Earlier this week, a lot of folks from the Six Mile community showed up for a Town Council meeting to protest the development of Oyster Point — a new subdivision that will have nearly 600 new homes off Rifle Range Road.
Six Mile residents said the additional traffic would have a horrendous effect on their community and they did not want it out there. They booed the town traffic engineer and made a lot of pointed comments about their government. They said this subdivision would destroy Six Mile.
The subtext here is that Six Mile is the one predominantly black community in the East Cooper town, and council’s approval was somewhat insensitive to those folks and the Gullah-Geechee Corridor.
That’s a fair point, and one worth raising.
But it overlooks one crucial little fact:
Mount Pleasant didn’t have much choice here.
It’s about control
Right now, it feels like midtown Manhattan on Rifle Range Road, what with all the people cutting through to avoid the migraine that is Highway 17 under construction.
And there is little doubt that this development, tentatively approved and headed for a final OK next month, is going to make traffic worse.
But the town was playing defense here.
Fact is, people have property rights. The owner has a right to sell that land and develop it. And he could have done it while keeping that property in the county — and Mount Pleasant couldn’t have done diddly-squat about it.
But now, with the land annexed into Mount Pleasant, the town will have a little leverage over what goes on out there. That’s why Councilwoman Thomasena Stokes-Marshall, who opposed the development, voted to go along with the annexation.
“We didn’t want the county to control this,” says Councilman Elton Carrier. “The developer wouldn’t have to jump through the hoops that we will make him go through. And I think the developer is conscientious.”
Those hoops will include some road improvements.
Will it be ideal? No, it won’t be. There is going to be horrible traffic in Mount Pleasant until someone invents flying cars.
But it could be worse.
Cow out of the barn
Right now, Mount Pleasant is the fourth-largest city in the state.
Within 10 years, the town is probably looking at a population of more than 75,000 people — maybe even 85,000. That’s the problem with living in a nice place: Everyone wants in.

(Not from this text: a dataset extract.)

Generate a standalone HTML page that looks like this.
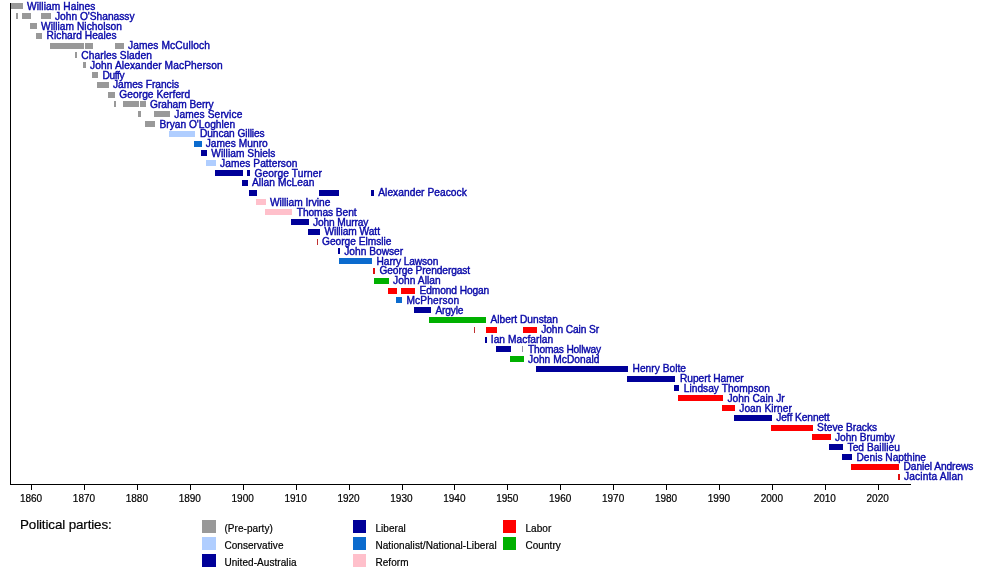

The bottom line is the development ship has sailed for Mount Pleasant. The town could have stuck to its guns on the development moratorium of the previous decade, and it wouldn’t have made a bit of difference here. Oyster Point would have been developed as a county subdivision and the town would have had all the headaches and no say.
All this is not to say that it’s time to throw up hands and throw in the towel.
Instead, it would be a good time to make a gesture to do something to protect Six Mile.